Ketogenesis and Diabetic Ketoacidosis (DKA): Study Notes

1. Fed State (High Blood Glucose)

• After a meal, glucose enters the bloodstream.

• Pancreas senses high blood glucose:

  • Beta cells → release insulin

  • Insulin inhibits alpha cells, reducing glucagon secretion.

• Insulin actions:

  1. Promotes glucose uptake in muscle and adipose tissue via glucose transporters.

  2. Stimulates glycolysis (glucose → pyruvate) in liver.

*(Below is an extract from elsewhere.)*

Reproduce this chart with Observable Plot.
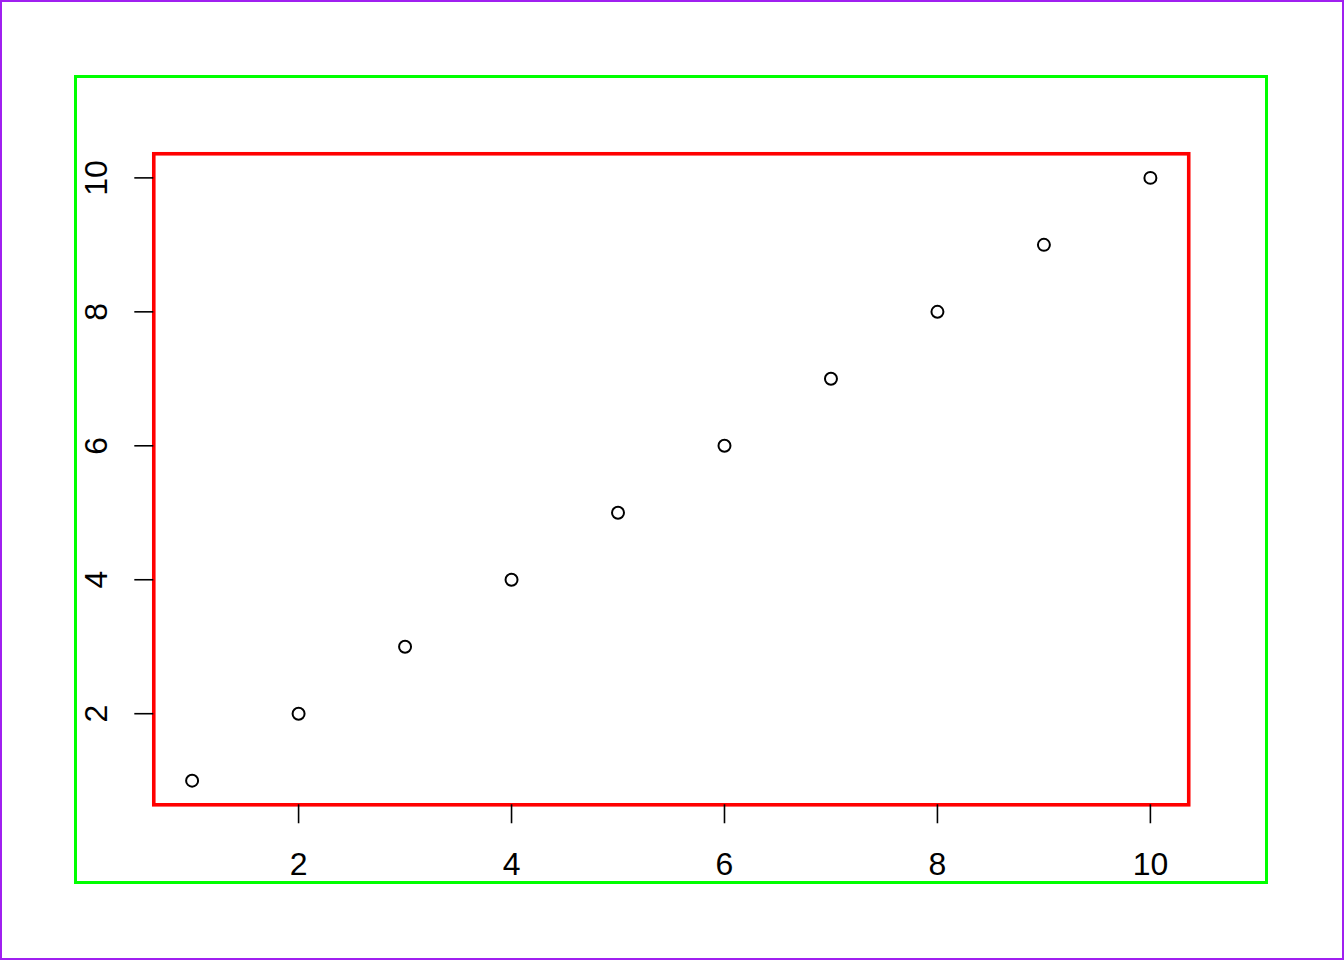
<!DOCTYPE html>
<html>
<head>
<meta charset="utf-8">
<script src="https://cdn.jsdelivr.net/npm/d3@7"></script>
<script src="https://cdn.jsdelivr.net/npm/@observablehq/plot@0.6"></script>
<style>
  html, body { margin: 0; padding: 0; background: #ffffff; }
  #fig { position: relative; width: 1344px; height: 960px; box-sizing: border-box; border: 2px solid #A020F0; overflow: hidden; }
  #inner { position: absolute; left: 72px; top: 73px; width: 1194px; height: 809px; box-sizing: border-box; border: 3.5px solid #00FF00; }
  #chart { position: absolute; left: -2px; top: -2px; }
  #chart svg { background: transparent; }
</style>
</head>
<body>
<div id="fig"><div id="inner"></div><div id="chart"></div></div>
<script>
const xValues = [1, 2, 3, 4, 5, 6, 7, 8, 9, 10];
const yValues = [1, 2, 3, 4, 5, 6, 7, 8, 9, 10];
const xTicks = [2, 4, 6, 8, 10];
const yTicks = [2, 4, 6, 8, 10];

const points = xValues.map((x, i) => ({x, y: yValues[i]}));
const font = "'Liberation Sans', Arial, sans-serif";

const chart = Plot.plot({
  width: 1344,
  height: 960,
  marginLeft: 153.5,
  marginRight: 154,
  marginTop: 153.5,
  marginBottom: 154.5,
  style: {background: "transparent", fontFamily: font, color: "black"},
  x: {domain: [0.64, 10.36]},
  y: {domain: [0.64, 10.36]},
  marks: [
    Plot.frame({stroke: "#FF0000", strokeWidth: 3.6}),
    Plot.axisX({ticks: xTicks, tickSize: 19, tickPadding: 28.5, fontSize: 32, strokeWidth: 1.6, stroke: "black", fill: "black", label: null, tickFormat: d => String(d)}),
    Plot.axisY({ticks: yTicks, tickSize: 19, text: null, strokeWidth: 1.6, stroke: "black", label: null}),
    Plot.text(yTicks, {y: d => d, text: d => String(d), frameAnchor: "left", dx: -57, rotate: -90, textAnchor: "middle", lineAnchor: "middle", fontSize: 32, fill: "black"}),
    Plot.dot(points, {x: "x", y: "y", r: 6, stroke: "black", strokeWidth: 2, fill: "none"})
  ]
});
document.getElementById("chart").appendChild(chart);
</script>
</body>
</html>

  3. Promotes pyruvate entry into mitochondria, forming acetyl-CoA → enters Krebs cycle → produces NADH and FADH₂ → feed electron transport chain → ATP production.

• Result: High glucose → high ATP.

2. Fasting / Low Blood Glucose

• Low blood glucose stimulates alpha cells → glucagon release.

• Glucagon inhibits glycolysis and Krebs cycle → conserves glucose for homeostasis.

• Mechanisms to increase blood glucose:

  1. Glycogenolysis: Glycogen → glucose

  2. Gluconeogenesis: Non-carbohydrate sources → glucose

     • Substrates:

       • Glycerol (from triglycerides via lipolysis)

       • Amino acids

       • Oxaloacetate (from pyruvate)

       • Lactate

• Fatty acids cannot form glucose directly → converted to acetyl-CoA.

  • Low oxaloacetate (used for gluconeogenesis) → acetyl-CoA accumulates → ketogenesis.

3. Ketogenesis

• Excess acetyl-CoA → forms ketone bodies:

  1. Acetoacetate

  2. Beta-hydroxybutyrate

  3. Acetone (exhaled, sweet/fruity smell)

• Ketones as energy:

  • Can cross blood-brain barrier → converted to acetyl-CoA in brain → Krebs cycle → ATP.

  • Occurs primarily in liver; brain uses ketones as backup energy.

4. Diabetes Mellitus and DKA

Type 1 Diabetes

• Autoimmune destruction of beta cells → no insulin.

• Consequences:

  • Low insulin, high glucagon

  • Glycolysis/Krebs cycle inhibited

  • High blood glucose persists

  • Glucagon stimulates gluconeogenesis + lipolysis → ketone accumulation → acidosis

Type 2 Diabetes

• Insulin produced but ineffective (insulin resistance).

5. Diabetic Ketoacidosis (DKA)

Diagnostic criteria:

1. Hyperglycemia (high blood glucose)

2. Ketosis (high blood/urine ketones)

3. Metabolic acidosis (high anion gap)

• Mechanism of high anion gap:

  • Ketone bodies release H⁺ ions → bind bicarbonate → bicarbonate drops → anion gap rises.

  • Normal anion gap ≈ 12 mEq/L; DKA → >16 mEq/L

• Consequences:

  • Acidosis: stimulates chemoreceptors → vomiting, fluid loss

  • Hyperventilation (Kussmaul breathing) to expel CO₂

  • Hypokalemia: H⁺ exchanged for K⁺ → K⁺ lost in urine

  • Glucosuria & polyuria: high glucose → osmotic diuresis → dehydration

6. Treatment of DKA

1. Insulin → suppresses glucagon, restores glucose utilization

2. Fluid replacement → correct dehydration

3. Electrolyte replacement → especially potassium

7. Key Concepts

• Fed state: insulin dominates → glucose uptake + ATP production

• Fasting: glucagon dominates → glycogenolysis, gluconeogenesis, ketogenesis

• Ketone bodies: acetoacetate, beta-hydroxybutyrate, acetone

• Type 1 diabetes: insulin deficiency → uncontrolled ketogenesis → DKA

• DKA complications: acidosis, dehydration, hypokalemia, fruity breath, Kussmaul breathing.